3803460_cbbbebbfBy Nikki Walsh -Reporter

‘We are not elitist’ says the head of UCLan’s School of Medicine, after a UK charity criticised the uni’s ‘foreign students only’ entrance to its new medical degree.

Professor Cathy Jackson said that UK students weren’t allowed to apply for this September’s Bachelor of Medicine Bachelor of Surgery (MBBS) because of a lack of UK government funding for home students.  Instead, the degree will launch with only 38 non-EU international students, each paying a whopping £182,500 in tuition fees over five years.

It’s thought that UCLan is keen to develop its new medical school, and may be launching the self-funded MBBS to do so in the absence of UK government funding.

But the move was reportedly slammed by Deborah Streatfield, founder of UK social mobility charity MyBigCareer, who told the BBC: “This course is linked to NHS providers and yet attracts students who can self-fund £182,500 in tuition fees over five years.
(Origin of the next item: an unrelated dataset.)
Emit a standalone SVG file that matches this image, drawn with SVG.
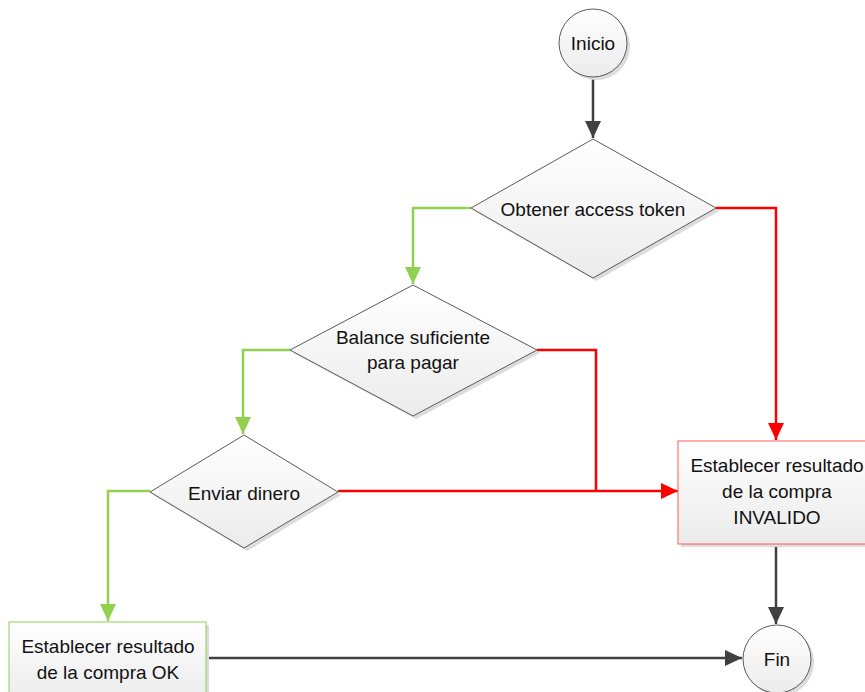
<svg xmlns="http://www.w3.org/2000/svg" width="865" height="692" viewBox="0 0 865 692">
  <style>
    .shape { fill: url(#fillGrad); stroke: #5a5a5a; stroke-width: 1; }
    .shadow { fill: #dcdcdc; stroke: none; }
    .lbl { font-family: "Liberation Sans", Arial, sans-serif; font-size: 19px; fill: #111; text-anchor: middle; }
    .dark { fill: none; stroke: #404040; stroke-width: 2.5; }
    .green { fill: none; stroke: #92d050; stroke-width: 2.5; }
    .red { fill: none; stroke: #ff0000; stroke-width: 2.5; }
  </style>
  <defs>
    <linearGradient id="fillGrad" x1="0" y1="0" x2="0" y2="1">
      <stop offset="0" stop-color="#ffffff"/>
      <stop offset="1" stop-color="#ebebeb"/>
    </linearGradient>
    <marker id="arrDark" markerUnits="userSpaceOnUse" markerWidth="18" markerHeight="18" viewBox="0 0 18 18" refX="17" refY="9" orient="auto">
      <path d="M0,1 L17,9 L0,17 Z" fill="#404040"/>
    </marker>
    <marker id="arrGreen" markerUnits="userSpaceOnUse" markerWidth="18" markerHeight="18" viewBox="0 0 18 18" refX="17" refY="9" orient="auto">
      <path d="M0,1 L17,9 L0,17 Z" fill="#92d050"/>
    </marker>
    <marker id="arrRed" markerUnits="userSpaceOnUse" markerWidth="18" markerHeight="18" viewBox="0 0 18 18" refX="17" refY="9" orient="auto">
      <path d="M0,1 L17,9 L0,17 Z" fill="#ff0000"/>
    </marker>
  </defs>

  <!-- connectors -->
  <g id="connectors">
    <path class="dark" d="M593,77 L593,138" marker-end="url(#arrDark)"/>
    <path class="green" d="M471,208 L413,208 L413,284" marker-end="url(#arrGreen)"/>
    <path class="red" d="M716,208 L776,208 L776,440" marker-end="url(#arrRed)"/>
    <path class="green" d="M290,350 L243,350 L243,434" marker-end="url(#arrGreen)"/>
    <path class="red" d="M537,350 L596,350 L596,491"/>
    <path class="red" d="M338,491 L678,491" marker-end="url(#arrRed)"/>
    <path class="green" d="M150,491 L108,491 L108,621" marker-end="url(#arrGreen)"/>
    <path class="dark" d="M776,544 L776,624" marker-end="url(#arrDark)"/>
    <path class="dark" d="M206,658 L742,658" marker-end="url(#arrDark)"/>
  </g>

  <!-- start -->
  <g id="inicio">
    <circle class="shadow" cx="596" cy="46" r="34"/>
    <circle class="shape" cx="593" cy="43" r="34"/>
    <text class="lbl" x="593" y="50">Inicio</text>
  </g>

  <g id="obtener-token">
    <polygon class="shadow" points="596,142 719,211 596,281 474,211"/>
    <polygon class="shape" points="593,139 716,208 593,278 471,208"/>
    <text class="lbl" x="593" y="216">Obtener access token</text>
  </g>

  <g id="balance">
    <polygon class="shadow" points="416,288 540,353 416,419 293,353"/>
    <polygon class="shape" points="413,285 537,350 413,416 290,350"/>
    <text class="lbl" x="413" y="344">Balance suficiente</text>
    <text class="lbl" x="413" y="369">para pagar</text>
  </g>

  <g id="enviar">
    <polygon class="shadow" points="247,438 341,495 247,551 153,495"/>
    <polygon class="shape" points="244,435 338,492 244,548 150,492"/>
    <text class="lbl" x="244" y="500">Enviar dinero</text>
  </g>

  <g id="resultado-invalido">
    <rect class="shadow" x="681" y="444" width="198" height="103"/>
    <rect x="678" y="441" width="198" height="103" fill="url(#fillGrad)" stroke="#ff5a5a" stroke-width="1"/>
    <text class="lbl" x="777" y="472">Establecer resultado</text>
    <text class="lbl" x="777" y="498">de la compra</text>
    <text class="lbl" x="777" y="524">INVALIDO</text>
  </g>

  <g id="resultado-ok">
    <rect class="shadow" x="12" y="625" width="197" height="80"/>
    <rect x="9" y="622" width="197" height="80" fill="url(#fillGrad)" stroke="#92d050" stroke-width="1"/>
    <text class="lbl" x="108" y="653">Establecer resultado</text>
    <text class="lbl" x="108" y="679">de la compra OK</text>
  </g>

  <g id="fin">
    <circle class="shadow" cx="780" cy="662" r="34"/>
    <circle class="shape" cx="777" cy="659" r="34"/>
    <text class="lbl" x="777" y="666">Fin</text>
  </g>
</svg>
“This does absolutely nothing to help young students from disadvantaged backgrounds who struggle to access medical courses and then face five years of fees and tuition loans.

“These students would love to work and give back to the NHS if given a chance.”
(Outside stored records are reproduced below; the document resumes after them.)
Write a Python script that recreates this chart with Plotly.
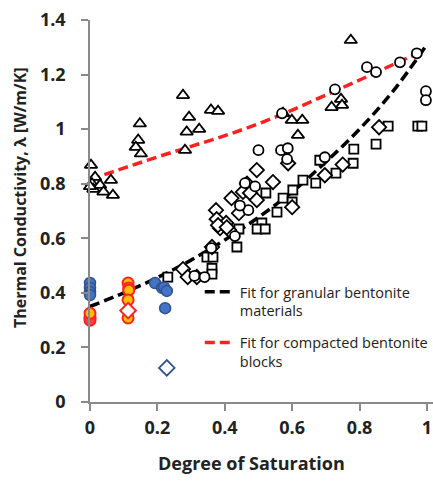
import plotly.graph_objects as go

# --- measured thermal conductivity vs degree of saturation ---
tri_x = [0.003, 0.015, 0.006, 0.010, 0.030, 0.040, 0.062, 0.068, 0.000,
         0.148, 0.143, 0.136, 0.151,
         0.276, 0.294, 0.287, 0.324, 0.282, 0.359, 0.380,
         0.573, 0.599, 0.630, 0.617,
         0.774, 0.717, 0.745, 0.748]
tri_y = [0.868, 0.824, 0.800, 0.780, 0.795, 0.770, 0.813, 0.758, 0.790,
         1.020, 0.960, 0.934, 0.910,
         1.124, 1.044, 0.990, 1.000, 0.923, 1.070, 1.066,
         1.058, 1.033, 1.033, 0.978,
         1.326, 1.080, 1.110, 1.088]

circ_x = [0.727, 0.822, 0.849, 0.920, 0.970, 0.997, 0.997,
          0.570, 0.500, 0.567, 0.587, 0.585, 0.697,
          0.490, 0.470, 0.430, 0.360, 0.460, 0.445, 0.310, 0.340]
circ_y = [1.146, 1.227, 1.209, 1.245, 1.278, 1.139, 1.106,
          1.058, 0.923, 0.923, 0.930, 0.890, 0.897,
          0.790, 0.703, 0.608, 0.564, 0.802, 0.720, 0.462, 0.458]

dia_x = [0.495, 0.543, 0.466, 0.454, 0.475, 0.420, 0.374, 0.376, 0.404,
         0.386, 0.413, 0.442, 0.600, 0.697, 0.750, 0.858, 0.362, 0.276,
         0.290, 0.317, 0.380, 0.406, 0.588, 0.495]
dia_y = [0.850, 0.806, 0.800, 0.770, 0.766, 0.747, 0.703, 0.670, 0.656,
         0.637, 0.630, 0.692, 0.714, 0.831, 0.870, 1.007, 0.568, 0.487,
         0.458, 0.458, 0.648, 0.640, 0.875, 0.740]

sq_x = [0.885, 0.973, 0.985, 0.849, 0.783, 0.781, 0.730, 0.670, 0.632,
        0.682, 0.602, 0.573, 0.600, 0.555, 0.522, 0.510, 0.496, 0.520,
        0.442, 0.436, 0.347, 0.365, 0.362, 0.362, 0.231]
sq_y = [1.011, 1.011, 1.011, 0.945, 0.927, 0.875, 0.839, 0.802, 0.813,
        0.886, 0.777, 0.747, 0.733, 0.696, 0.766, 0.656, 0.634, 0.634,
        0.634, 0.568, 0.531, 0.531, 0.490, 0.469, 0.458]

blue_x = [0.000, 0.000, 0.000, 0.000, 0.193, 0.214, 0.220, 0.228, 0.223]
blue_y = [0.436, 0.418, 0.403, 0.392, 0.436, 0.418, 0.420, 0.407, 0.344]

red_x = [0.000, 0.000]
red_y = [0.310, 0.300]

orange_x = [0.000, 0.113, 0.115, 0.115, 0.113, 0.113]
orange_y = [0.325, 0.436, 0.418, 0.410, 0.374, 0.308]

red_dia_x = [0.113]
red_dia_y = [0.335]

blue_dia_x = [0.228]
blue_dia_y = [0.125]

# --- fitted curves ---
fit_gran_x = [0.0, 0.1, 0.2, 0.3, 0.4, 0.5, 0.6, 0.7, 0.8, 0.9, 1.0]
fit_gran_y = [0.35, 0.40, 0.456, 0.52, 0.594, 0.677, 0.77, 0.88, 1.00, 1.14, 1.31]

fit_block_x = [0.0, 0.1, 0.2, 0.3, 0.4, 0.5, 0.6, 0.7, 0.8, 0.9, 0.98]
fit_block_y = [0.815, 0.857, 0.898, 0.937, 0.976, 1.02, 1.07, 1.125, 1.18, 1.237, 1.282]

x_ticks = [0, 0.2, 0.4, 0.6, 0.8, 1]
y_ticks = [0, 0.2, 0.4, 0.6, 0.8, 1, 1.2, 1.4]

x_title = "Degree of Saturation"
y_title = "Thermal Conductivity, λ [W/m/K]"

FONT = "Open Sans"
AXIS_GREY = "#8a8a8a"
TEXT = "#222222"

fig = go.Figure()

fig.add_trace(go.Scatter(
    x=fit_gran_x, y=fit_gran_y, mode="lines", line_shape="spline",
    name="Fit for granular bentonite<br>materials", legendgroup="g1",
    line=dict(color="black", width=3.5, dash="10px,5px")))
fig.add_trace(go.Scatter(
    x=fit_block_x, y=fit_block_y, mode="lines", line_shape="spline",
    name="Fit for compacted bentonite<br>blocks", legendgroup="g2",
    line=dict(color="#ff2020", width=3.5, dash="10px,5px")))


def open_marker(x, y, symbol, size, edge="black", fill="white", width=1.8):
    fig.add_trace(go.Scatter(
        x=x, y=y, mode="markers", showlegend=False, cliponaxis=False,
        marker=dict(symbol=symbol, size=size, color=fill,
                    line=dict(color=edge, width=width))))


open_marker(tri_x, tri_y, "triangle-up", 11)
open_marker(sq_x, sq_y, "square", 9)
open_marker(dia_x, dia_y, "diamond", 11)
open_marker(circ_x, circ_y, "circle", 10)
open_marker(blue_x, blue_y, "circle", 11, edge="#2f528f", fill="#4472c4", width=1.5)
open_marker(red_x, red_y, "circle", 11, edge="#ff2020", fill="#ff4040", width=2)
open_marker(orange_x, orange_y, "circle", 11, edge="#ff2020", fill="#ffc000", width=2)
open_marker(red_dia_x, red_dia_y, "diamond", 12, edge="#ff2020", fill="white", width=2)
open_marker(blue_dia_x, blue_dia_y, "diamond", 12, edge="#2f528f", fill="white", width=1.8)

# axis titles placed as annotations so they sit where the figure wants them
fig.add_annotation(text=f"<b>{x_title}</b>", xref="paper", yref="paper",
                   x=0.472, y=-0.16, xanchor="center", yanchor="middle",
                   showarrow=False, font=dict(family=FONT, size=18, color=TEXT))
fig.add_annotation(text=f"<b>{y_title}</b>", xref="paper", yref="paper",
                   x=-0.204, y=0.534, xanchor="center", yanchor="middle",
                   textangle=-90, showarrow=False,
                   font=dict(family=FONT, size=16, color=TEXT))

fig.update_layout(
    width=433, height=483,
    margin=dict(l=90, r=0, t=20, b=81),
    paper_bgcolor="white", plot_bgcolor="white",
    font=dict(family=FONT, color=TEXT),
    showlegend=True,
    legend=dict(x=0.32, y=0.33, xanchor="left", yanchor="top",
                bgcolor="rgba(0,0,0,0)", valign="top",
                traceorder="grouped", tracegroupgap=10,
                font=dict(family=FONT, size=14.5, color=TEXT)),
    xaxis=dict(range=[0, 1.018], tickvals=x_ticks,
               ticktext=[str(v) for v in x_ticks],
               showgrid=False, zeroline=False,
               showline=True, linecolor=AXIS_GREY, linewidth=1.5,
               ticks="outside", ticklen=7, tickcolor=AXIS_GREY, tickwidth=1.5,
               ticklabelstandoff=2,
               tickfont=dict(family=FONT, size=18, color=TEXT, weight="bold")),
    yaxis=dict(range=[0, 1.4], tickvals=y_ticks,
               ticktext=[str(v) for v in y_ticks],
               showgrid=False, zeroline=False,
               showline=True, linecolor=AXIS_GREY, linewidth=1.5,
               ticks="outside", ticklen=7, tickcolor=AXIS_GREY, tickwidth=1.5,
               ticklabelstandoff=12,
               tickfont=dict(family=FONT, size=18, color=TEXT, weight="bold")),
)

fig.write_html("out.html")
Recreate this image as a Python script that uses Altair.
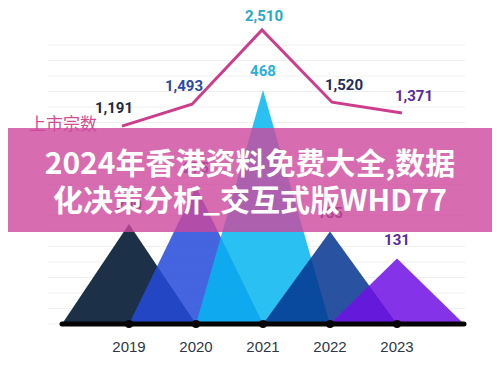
import altair as alt
import pandas as pd

# ---- data ----
years = ["2019", "2020", "2021", "2022", "2023"]
listings = [1191, 1493, 2510, 1520, 1371]          # 上市宗数 (line)
peaks = [200, 275, 468, 185, 131]                  # triangle heights
tri_colors = ["#1c3048", "#244adb", "#05b5f0", "#04358f", "#700fe4"]
tri_opacity = [1.0, 0.85, 0.85, 0.85, 0.85]
line_label_colors = ["#1b2a40", "#2b4aa5", "#28a8c8", "#1e2d5a", "#5a2aa0"]
peak_label_colors = ["#1b2a40", "#2b4aa5", "#2ab0dc", "#1e2d5a", "#5a2aa0"]
grid_values = [0, 31, 62, 93, 124, 155, 186, 217, 248, 279, 310, 341, 372,
               403, 434, 465, 496, 527, 558]
series_label = "上市宗数"
title_lines = ["2024年香港资料免费大全,数据", "化决策分析_交互式版WHD77"]

NUM_FONT = "Roboto"
CJK_FONT = "Noto Sans CJK SC"

# ---- tables built from the lists ----
n = len(years)
pts = pd.DataFrame({
    "i": list(range(n)),
    "year": years,
    "n": listings,
    "p": peaks,
    "lc": line_label_colors,
    "pc": peak_label_colors,
    "nlab": [f"{v:,}" for v in listings],
    "plab": [str(v) for v in peaks],
})
tri_rows = []
for i, (y, v) in enumerate(zip(years, peaks)):
    tri_rows += [{"year": y, "xi": i - 1, "v": 0},
                 {"year": y, "xi": i, "v": v},
                 {"year": y, "xi": i + 1, "v": 0}]
tri = pd.DataFrame(tri_rows)
grid = pd.DataFrame({"g": grid_values})
base = pd.DataFrame({"x0": [-1], "x1": [n], "z": [0]})
one = pd.DataFrame({"k": [0]})

xs_tri = alt.Scale(domain=[0, 4], range=[121, 389], nice=False, zero=False)
ys_tri = alt.Scale(domain=[0, 632], range=[316, 0], nice=False)
xs_line = alt.Scale(domain=[0, 4], range=[114, 394], nice=False, zero=False)
ys_line = alt.Scale(domain=[0, 2812], range=[205, 0], nice=False)

layers = []

# faint gridlines
layers.append(alt.Chart(grid).mark_rule(color="#efefef", strokeWidth=1).encode(
    y=alt.Y("g:Q", scale=ys_tri, axis=None),
    x=alt.value(40), x2=alt.value(457)))

# triangles
for i, y in enumerate(years):
    layers.append(
        alt.Chart(tri).transform_filter(alt.datum.year == y)
        .mark_area(color=tri_colors[i], opacity=tri_opacity[i])
        .encode(x=alt.X("xi:Q", scale=xs_tri, axis=None),
                y=alt.Y("v:Q", scale=ys_tri, axis=None, stack=None)))

# baseline + dots
layers.append(alt.Chart(base).mark_rule(color="#050505", strokeWidth=5, strokeCap="round").encode(
    x=alt.X("x0:Q", scale=xs_tri, axis=None), x2="x1:Q",
    y=alt.Y("z:Q", scale=ys_tri, axis=None)))
layers.append(alt.Chart(pts).mark_circle(size=64, color="#050505", opacity=1).encode(
    x=alt.X("i:Q", scale=xs_tri, axis=None),
    y=alt.Y("zero:Q", scale=ys_tri, axis=None)).transform_calculate(zero="0"))

# year labels
layers.append(alt.Chart(pts).mark_text(fontSize=15, font="Liberation Sans", color="#2d3748",
                                       baseline="middle").encode(
    x=alt.X("i:Q", scale=xs_tri, axis=None),
    y=alt.value(339), text="year:N"))

# line
layers.append(alt.Chart(pts).mark_line(color="#cc3d8c", strokeWidth=3).encode(
    x=alt.X("i:Q", scale=xs_line, axis=None),
    y=alt.Y("n:Q", scale=ys_line, axis=None)))

# line labels
for sel, dx, dy in [([0, 1], -8, -18), ([2], 2, -14), ([3, 4], 12, -17)]:
    layers.append(
        alt.Chart(pts).transform_filter(alt.FieldOneOfPredicate(field="i", oneOf=sel))
        .mark_text(font=NUM_FONT, fontWeight="bold", fontSize=15, dx=dx, dy=dy, baseline="middle")
        .encode(x=alt.X("i:Q", scale=xs_line, axis=None),
                y=alt.Y("n:Q", scale=ys_line, axis=None),
                text="nlab:N", color=alt.Color("lc:N", scale=None)))

# triangle labels
layers.append(alt.Chart(pts).mark_text(font=NUM_FONT, fontWeight="bold", fontSize=15, dy=-19,
                                       baseline="middle").encode(
    x=alt.X("i:Q", scale=xs_tri, axis=None),
    y=alt.Y("p:Q", scale=ys_tri, axis=None),
    text="plab:N", color=alt.Color("pc:N", scale=None)))

# series label
layers.append(alt.Chart(one).mark_text(text=series_label, font=CJK_FONT, fontSize=17,
                                       color="#d24c92", baseline="middle").encode(
    x=alt.value(55), y=alt.value(117)))

# pink overlay band
layers.append(alt.Chart(one).mark_rect(color="#ce479c", opacity=0.8).encode(
    x=alt.value(0), x2=alt.value(484), y=alt.value(120), y2=alt.value(224)))
layers.append(alt.Chart(one).mark_text(text=title_lines, font=CJK_FONT, fontWeight="bold",
                                       fontSize=30, lineHeight=37, color="white",
                                       baseline="middle", align="center").encode(
    x=alt.value(242), y=alt.value(157)))

chart = alt.layer(*layers).resolve_scale(x="independent", y="independent").properties(
    width=484, height=349, padding=0,
    autosize=alt.AutoSizeParams(type="none"),
).configure_view(stroke=None)

chart.save("out.html", embed_options={"renderer": "svg", "actions": False})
But Prof Jackson, Dean of UCLan’s School of Medicine, hit back saying: “We are very much not an elitist organisation and we are working with our partner trusts to improve the health economy in all the regions in which we are based.
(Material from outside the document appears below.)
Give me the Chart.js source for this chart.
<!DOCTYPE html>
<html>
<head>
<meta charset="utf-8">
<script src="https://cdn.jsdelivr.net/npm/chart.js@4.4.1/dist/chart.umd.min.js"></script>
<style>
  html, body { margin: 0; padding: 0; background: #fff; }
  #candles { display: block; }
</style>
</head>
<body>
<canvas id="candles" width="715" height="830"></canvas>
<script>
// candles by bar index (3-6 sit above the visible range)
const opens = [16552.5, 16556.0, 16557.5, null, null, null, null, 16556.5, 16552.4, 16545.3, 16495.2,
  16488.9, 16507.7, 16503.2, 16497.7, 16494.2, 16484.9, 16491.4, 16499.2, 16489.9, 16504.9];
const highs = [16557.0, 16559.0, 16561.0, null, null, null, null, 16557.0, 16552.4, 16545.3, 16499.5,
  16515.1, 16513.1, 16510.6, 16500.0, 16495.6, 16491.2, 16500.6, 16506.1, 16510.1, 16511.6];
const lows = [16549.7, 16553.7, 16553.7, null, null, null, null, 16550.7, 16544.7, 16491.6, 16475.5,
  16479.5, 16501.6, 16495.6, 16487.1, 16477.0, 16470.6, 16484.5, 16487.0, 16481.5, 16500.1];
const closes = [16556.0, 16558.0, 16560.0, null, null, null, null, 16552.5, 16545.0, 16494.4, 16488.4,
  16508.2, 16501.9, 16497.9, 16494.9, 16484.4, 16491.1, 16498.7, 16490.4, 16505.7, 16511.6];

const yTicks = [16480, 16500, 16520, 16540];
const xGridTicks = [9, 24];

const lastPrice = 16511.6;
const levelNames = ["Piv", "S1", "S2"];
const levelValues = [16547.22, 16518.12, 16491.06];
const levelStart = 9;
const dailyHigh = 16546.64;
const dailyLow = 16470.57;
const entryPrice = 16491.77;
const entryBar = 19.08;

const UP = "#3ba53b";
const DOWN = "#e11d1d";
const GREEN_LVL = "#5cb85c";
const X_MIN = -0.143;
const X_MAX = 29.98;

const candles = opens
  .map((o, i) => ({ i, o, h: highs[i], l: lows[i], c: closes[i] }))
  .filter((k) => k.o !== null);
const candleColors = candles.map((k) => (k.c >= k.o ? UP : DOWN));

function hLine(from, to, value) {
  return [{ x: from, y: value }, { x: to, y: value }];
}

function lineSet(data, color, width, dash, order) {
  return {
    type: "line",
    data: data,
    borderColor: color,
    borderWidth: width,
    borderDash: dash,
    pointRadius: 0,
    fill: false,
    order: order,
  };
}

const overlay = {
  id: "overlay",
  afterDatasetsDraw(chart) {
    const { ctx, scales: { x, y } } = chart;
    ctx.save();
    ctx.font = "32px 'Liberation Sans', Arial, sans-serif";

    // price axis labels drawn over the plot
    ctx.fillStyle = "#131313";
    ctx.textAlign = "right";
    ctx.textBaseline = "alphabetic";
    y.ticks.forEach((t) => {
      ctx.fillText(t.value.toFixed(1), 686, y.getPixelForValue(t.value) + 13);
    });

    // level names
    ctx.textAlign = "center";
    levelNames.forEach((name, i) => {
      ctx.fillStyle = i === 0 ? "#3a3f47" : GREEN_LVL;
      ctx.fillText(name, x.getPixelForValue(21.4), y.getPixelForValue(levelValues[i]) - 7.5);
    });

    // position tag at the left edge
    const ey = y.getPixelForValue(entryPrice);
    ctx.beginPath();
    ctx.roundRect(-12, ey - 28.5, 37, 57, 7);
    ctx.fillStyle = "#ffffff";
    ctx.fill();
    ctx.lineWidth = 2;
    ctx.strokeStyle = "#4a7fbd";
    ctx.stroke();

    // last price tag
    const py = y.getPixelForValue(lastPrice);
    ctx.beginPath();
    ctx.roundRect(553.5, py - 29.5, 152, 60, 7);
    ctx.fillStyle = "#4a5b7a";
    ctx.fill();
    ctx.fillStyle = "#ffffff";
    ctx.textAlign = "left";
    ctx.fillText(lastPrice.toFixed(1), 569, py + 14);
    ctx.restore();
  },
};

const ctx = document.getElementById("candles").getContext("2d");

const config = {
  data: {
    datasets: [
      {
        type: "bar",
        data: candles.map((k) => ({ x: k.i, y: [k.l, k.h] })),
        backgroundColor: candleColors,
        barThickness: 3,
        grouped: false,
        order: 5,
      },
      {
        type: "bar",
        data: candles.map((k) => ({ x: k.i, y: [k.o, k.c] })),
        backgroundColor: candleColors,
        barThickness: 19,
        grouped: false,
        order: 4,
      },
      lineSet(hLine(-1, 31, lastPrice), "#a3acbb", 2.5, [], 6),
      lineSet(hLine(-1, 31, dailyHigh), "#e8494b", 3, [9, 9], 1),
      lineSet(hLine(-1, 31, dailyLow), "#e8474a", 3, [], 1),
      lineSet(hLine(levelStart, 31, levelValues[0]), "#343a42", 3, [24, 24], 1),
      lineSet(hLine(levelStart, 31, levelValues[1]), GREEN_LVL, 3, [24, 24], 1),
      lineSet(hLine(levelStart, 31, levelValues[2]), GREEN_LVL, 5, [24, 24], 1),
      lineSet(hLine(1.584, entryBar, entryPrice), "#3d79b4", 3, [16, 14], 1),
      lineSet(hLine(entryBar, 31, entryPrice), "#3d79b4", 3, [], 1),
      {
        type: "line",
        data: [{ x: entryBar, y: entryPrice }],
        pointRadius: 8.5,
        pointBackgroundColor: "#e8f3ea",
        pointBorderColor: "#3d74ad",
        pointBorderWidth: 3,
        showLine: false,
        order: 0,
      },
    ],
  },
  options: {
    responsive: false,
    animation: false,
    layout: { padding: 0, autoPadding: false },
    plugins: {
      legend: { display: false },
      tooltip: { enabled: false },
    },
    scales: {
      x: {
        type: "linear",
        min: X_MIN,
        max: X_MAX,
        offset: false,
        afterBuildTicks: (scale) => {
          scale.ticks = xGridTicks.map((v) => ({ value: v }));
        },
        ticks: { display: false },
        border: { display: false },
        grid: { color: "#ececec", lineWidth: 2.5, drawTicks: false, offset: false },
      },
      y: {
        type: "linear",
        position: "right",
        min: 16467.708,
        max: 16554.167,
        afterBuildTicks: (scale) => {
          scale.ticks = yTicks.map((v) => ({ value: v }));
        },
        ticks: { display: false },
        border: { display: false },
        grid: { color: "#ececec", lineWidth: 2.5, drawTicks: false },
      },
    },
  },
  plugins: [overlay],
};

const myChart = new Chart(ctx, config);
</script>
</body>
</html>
“These international students self-fund their course in the same way as international students do at every other medical school in the UK. Unlike the other schools however, we don’t receive government funding to enrol home students.”

UCLan designed the new degree in partnership with East Lancashire Hospitals NHS Trust.  But despite local NHS involvement, the course has no Department of Health and Department of Business, Innovation and Skills funding like other UK public medical schools.

The uni has claimed it has ‘a very good reputation in helping to wide participation’ in medical education.

And Prof Jackson did not rule out future changes in favour of UK students, saying: “We would like to take home students and are actively looking at ways to make this possible, even without public funding.”